### Task brief
Take the lines from the head of the listing through the one bearing "(0,0) rectangle (1080,476);" and copy them exactly, leaving every picture out.

### Recorded data
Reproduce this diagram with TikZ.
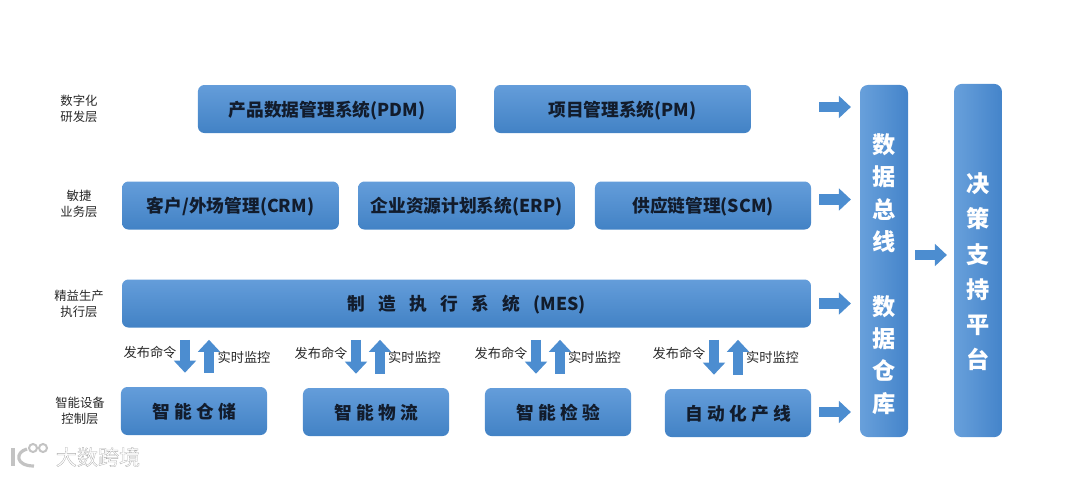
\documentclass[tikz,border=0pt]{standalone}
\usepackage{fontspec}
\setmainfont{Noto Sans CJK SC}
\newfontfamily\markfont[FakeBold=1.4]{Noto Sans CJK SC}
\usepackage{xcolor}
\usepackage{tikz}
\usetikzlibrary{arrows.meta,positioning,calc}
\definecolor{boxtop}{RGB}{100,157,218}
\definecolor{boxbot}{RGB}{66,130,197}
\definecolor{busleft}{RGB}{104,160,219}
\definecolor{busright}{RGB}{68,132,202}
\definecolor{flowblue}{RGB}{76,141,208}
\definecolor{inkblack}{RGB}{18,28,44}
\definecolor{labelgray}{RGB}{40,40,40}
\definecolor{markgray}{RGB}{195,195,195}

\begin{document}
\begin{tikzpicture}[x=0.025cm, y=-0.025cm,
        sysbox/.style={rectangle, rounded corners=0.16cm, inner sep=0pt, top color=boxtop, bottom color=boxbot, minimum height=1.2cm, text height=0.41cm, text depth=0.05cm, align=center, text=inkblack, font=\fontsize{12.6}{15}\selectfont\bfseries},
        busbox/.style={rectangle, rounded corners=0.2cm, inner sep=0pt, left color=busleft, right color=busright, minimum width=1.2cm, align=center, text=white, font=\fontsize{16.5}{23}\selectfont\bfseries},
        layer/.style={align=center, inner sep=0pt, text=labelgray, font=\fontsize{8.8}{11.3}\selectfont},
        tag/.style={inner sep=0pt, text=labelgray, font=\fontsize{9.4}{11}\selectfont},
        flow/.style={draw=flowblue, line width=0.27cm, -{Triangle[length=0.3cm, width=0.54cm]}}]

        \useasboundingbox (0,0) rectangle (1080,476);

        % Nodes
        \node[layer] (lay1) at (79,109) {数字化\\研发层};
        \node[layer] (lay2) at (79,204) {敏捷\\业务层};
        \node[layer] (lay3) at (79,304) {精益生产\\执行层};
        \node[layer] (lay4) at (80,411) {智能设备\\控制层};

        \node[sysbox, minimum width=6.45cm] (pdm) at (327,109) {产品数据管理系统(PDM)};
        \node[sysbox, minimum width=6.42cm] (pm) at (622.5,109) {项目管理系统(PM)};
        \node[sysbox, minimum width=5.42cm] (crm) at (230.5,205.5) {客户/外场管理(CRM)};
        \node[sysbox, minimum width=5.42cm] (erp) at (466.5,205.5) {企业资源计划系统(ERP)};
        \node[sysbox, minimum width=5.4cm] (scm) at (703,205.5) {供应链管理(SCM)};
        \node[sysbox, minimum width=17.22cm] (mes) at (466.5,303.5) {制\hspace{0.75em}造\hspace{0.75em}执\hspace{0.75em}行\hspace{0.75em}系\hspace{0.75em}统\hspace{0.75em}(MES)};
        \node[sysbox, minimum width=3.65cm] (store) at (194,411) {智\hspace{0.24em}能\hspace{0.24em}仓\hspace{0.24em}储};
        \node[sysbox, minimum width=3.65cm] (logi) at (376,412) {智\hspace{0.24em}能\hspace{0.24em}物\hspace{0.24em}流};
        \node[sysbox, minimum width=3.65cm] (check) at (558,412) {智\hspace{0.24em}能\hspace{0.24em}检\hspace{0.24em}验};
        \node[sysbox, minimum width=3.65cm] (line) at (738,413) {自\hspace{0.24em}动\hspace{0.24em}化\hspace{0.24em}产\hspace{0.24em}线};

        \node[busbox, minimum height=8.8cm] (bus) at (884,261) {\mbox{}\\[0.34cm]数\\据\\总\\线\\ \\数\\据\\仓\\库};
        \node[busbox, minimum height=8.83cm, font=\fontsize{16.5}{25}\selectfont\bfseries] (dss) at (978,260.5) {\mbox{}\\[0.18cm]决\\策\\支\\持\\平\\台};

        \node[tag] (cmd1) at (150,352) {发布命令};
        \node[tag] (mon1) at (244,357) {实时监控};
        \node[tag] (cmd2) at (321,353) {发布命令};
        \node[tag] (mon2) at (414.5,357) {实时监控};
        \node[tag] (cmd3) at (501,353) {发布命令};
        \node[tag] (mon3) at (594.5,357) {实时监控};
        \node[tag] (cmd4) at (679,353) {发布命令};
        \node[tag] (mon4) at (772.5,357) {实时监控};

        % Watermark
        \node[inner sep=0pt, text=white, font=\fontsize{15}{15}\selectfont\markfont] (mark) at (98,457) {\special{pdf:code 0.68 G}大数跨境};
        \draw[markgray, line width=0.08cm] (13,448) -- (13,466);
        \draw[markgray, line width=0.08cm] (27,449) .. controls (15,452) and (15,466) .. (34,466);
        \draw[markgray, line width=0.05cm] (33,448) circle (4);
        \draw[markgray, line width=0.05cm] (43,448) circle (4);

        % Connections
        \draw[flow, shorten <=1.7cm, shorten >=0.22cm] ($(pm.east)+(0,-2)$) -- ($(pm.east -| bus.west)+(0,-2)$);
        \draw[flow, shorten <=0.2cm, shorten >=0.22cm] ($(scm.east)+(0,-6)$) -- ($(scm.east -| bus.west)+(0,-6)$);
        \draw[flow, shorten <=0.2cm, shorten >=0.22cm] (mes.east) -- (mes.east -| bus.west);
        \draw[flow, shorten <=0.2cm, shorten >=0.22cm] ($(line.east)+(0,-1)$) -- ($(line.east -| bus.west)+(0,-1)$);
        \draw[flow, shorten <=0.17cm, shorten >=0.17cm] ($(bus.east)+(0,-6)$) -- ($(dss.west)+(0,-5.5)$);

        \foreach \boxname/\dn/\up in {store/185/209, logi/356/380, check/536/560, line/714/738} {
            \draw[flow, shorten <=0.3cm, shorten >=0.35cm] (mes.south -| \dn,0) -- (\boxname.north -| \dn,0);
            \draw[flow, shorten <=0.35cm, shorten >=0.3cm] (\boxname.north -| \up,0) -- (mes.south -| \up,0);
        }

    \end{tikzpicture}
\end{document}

### The solution
Reproduce this diagram with TikZ.
\documentclass[tikz,border=0pt]{standalone}
\usepackage{fontspec}
\setmainfont{Noto Sans CJK SC}
\newfontfamily\markfont[FakeBold=1.4]{Noto Sans CJK SC}
\usepackage{xcolor}
\usepackage{tikz}
\usetikzlibrary{arrows.meta,positioning,calc}
\definecolor{boxtop}{RGB}{100,157,218}
\definecolor{boxbot}{RGB}{66,130,197}
\definecolor{busleft}{RGB}{104,160,219}
\definecolor{busright}{RGB}{68,132,202}
\definecolor{flowblue}{RGB}{76,141,208}
\definecolor{inkblack}{RGB}{18,28,44}
\definecolor{labelgray}{RGB}{40,40,40}
\definecolor{markgray}{RGB}{195,195,195}

\begin{document}
\begin{tikzpicture}[x=0.025cm, y=-0.025cm,
        sysbox/.style={rectangle, rounded corners=0.16cm, inner sep=0pt, top color=boxtop, bottom color=boxbot, minimum height=1.2cm, text height=0.41cm, text depth=0.05cm, align=center, text=inkblack, font=\fontsize{12.6}{15}\selectfont\bfseries},
        busbox/.style={rectangle, rounded corners=0.2cm, inner sep=0pt, left color=busleft, right color=busright, minimum width=1.2cm, align=center, text=white, font=\fontsize{16.5}{23}\selectfont\bfseries},
        layer/.style={align=center, inner sep=0pt, text=labelgray, font=\fontsize{8.8}{11.3}\selectfont},
        tag/.style={inner sep=0pt, text=labelgray, font=\fontsize{9.4}{11}\selectfont},
        flow/.style={draw=flowblue, line width=0.27cm, -{Triangle[length=0.3cm, width=0.54cm]}}]

        \useasboundingbox (0,0) rectangle (1080,476);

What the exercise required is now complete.